A while back I blogged about reclaiming clay. I guess it doesn't make sense when looking strictly at the bottom line, and yes, I guess if I were to just dump it it would just go back into some geological mix, but there are hidden costs. I'm not an economist, but it seems to me that most people buy clay that has been transported over many miles from the point of extraction, the point of manufacturer, and then to our shops to be formed. That's a lot of moving around! Much of this clay is highly processed. These processes all involve oil, gasoline, etc. I guess one of my motivations to reclaim clay is that it doesn't use any additional energy except my own and then maybe the small amount of electricity to run my pug mill for a half hour.
As I review my own practice a couple of things really flare up.
- bisque firing my work
- small-one person studio model
- use of extracted materials and metals for glazes/slips
- use of water when processing local clay
There really isn't any reason to bisque fire my work, except that my wax resist just doesn't work on bone dry or leather hard clay. I've tried. Should I pursue another resist technique? Or another decorative approach?
The small one person studio is such a poor model for efficiency. When people share the resources of space, materials, kilns, it is more eco-nomical, and eco-friendly. Maybe a community kiln is a good start?
The materials I choose to use are mostly local, but I do use a small amount of manganese, copper and cobalt in my wax and glazes. Manganese come from South Africa, China, and Gabon. Although a mine in Salida Colorado also extracts the ore. Chile is the world's largest miner of copper, followed by the U.S., China, and Peru. Congo is the world's leader in cobalt extraction, followed by Zambia, and Canada. I happen to live a county that produces the most feldspar in the country, yet I buy it from the supplier in Asheville, an hour away. This should be easier, but the distribution chain doesn't necessarily include my Ford pickup. Maybe this could be an easy fix with the right contact. I'll get back to you on this one.
When I process my clay I use a fair amount of water to hydrate and blunge. I do tap off the excess from my barrels after the clay has settled to use on subsequent batches, but still we're talking about 40 gallons of water for every 200 lbs of clay, by my best estimate. I do have rain catching barrels(buckets) to catch water for my day to day uses since I have no plumbing in the shop. This is fine for most of the year, but in the coldest months I have to carry water from the house.

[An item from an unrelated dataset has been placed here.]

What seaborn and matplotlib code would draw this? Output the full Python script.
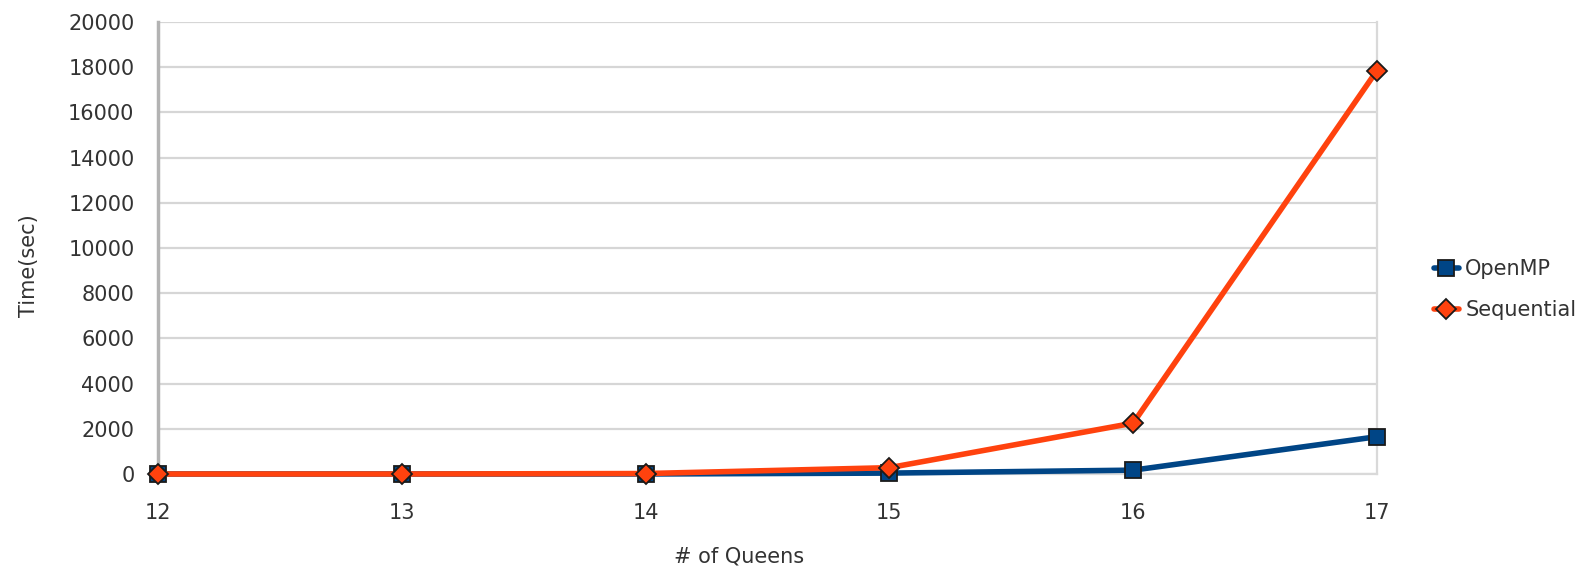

I guess I have some work to do to improve my own sustainability. The economics are tricky, especially in these times. But maybe folks truly want to support a local, green, sustainable practice. Whether these issues trump the artistry of my pottery remains to be seen. I think artistry and sustainability coexist quite nicely now, and can be improved upon with improved awareness and desire to be a better potter and a better person living on this earth.
That's all I have for today. There are pots awaiting my attention up the hill. Maybe this post could continue as a series? I may not be the best person qualified and it feels like there is a lot to discuss and figure out. But if you lend us your thoughts, we can move this ball down the field.